I waited a whole twenty-four hours after Christmas officially ended before purging my house of everything remotely resembling a holiday decoration (Cortlen's cotton ball polar bear didn't make the cut). This is a significant improvement from last year, when I hauled the tree out to the curb at 7pm on Christmas Day.
The first year that we were married, my husband asked me why I found it necessary to pack up our gyrating Elvis Presley Santa animatronic before the real St. Nick made it back to the North Pole. I knew he wouldn't understand unless I told him the same horrific story from my childhood that I now tell you:
During my freshman year of college, I came home for Spring Break to find a 9 foot fake Douglas fir in the corner of the living room.
"Why is the Christmas tree still up? I asked the house's seven occupants.
After a long pause and several averted stares, my Dad stepped forward to speak for the group. "What are you talking about?" he asked.
I pointed to the object with the snowman tree skirt.
"Oh that," he said, laughing. "That's not a Christmas tree.

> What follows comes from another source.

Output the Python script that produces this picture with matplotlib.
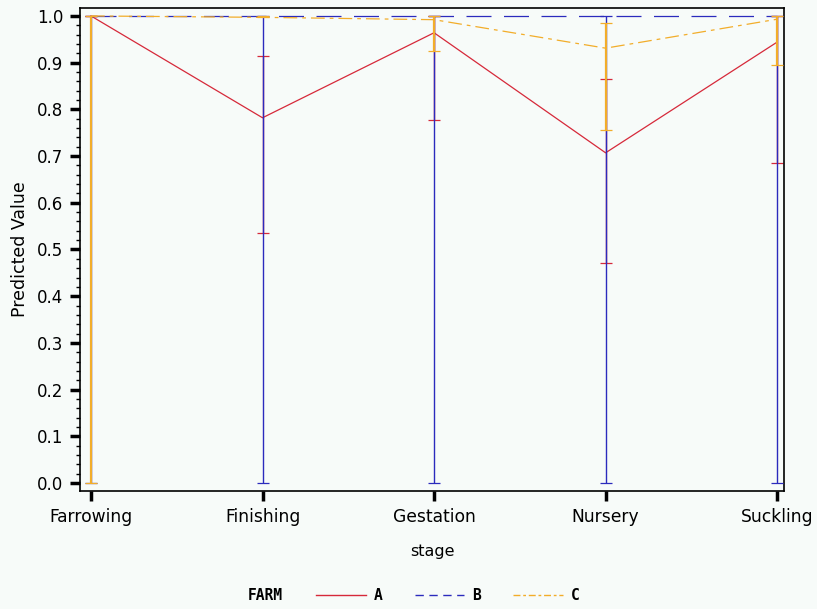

It's a decorative plant."
Out of legitimate concern that I inherited the defective gene that unables my family members to distinguish between a plastic ficus tree and a pre-lit evergreen, I instituted a series of checks and balances that includes a rule to which I've dutifully adhered: when Santa departs, so does his forest friend.
How do YOU overcome the difficult challenge of remembering to take your Christmas stuff down before April?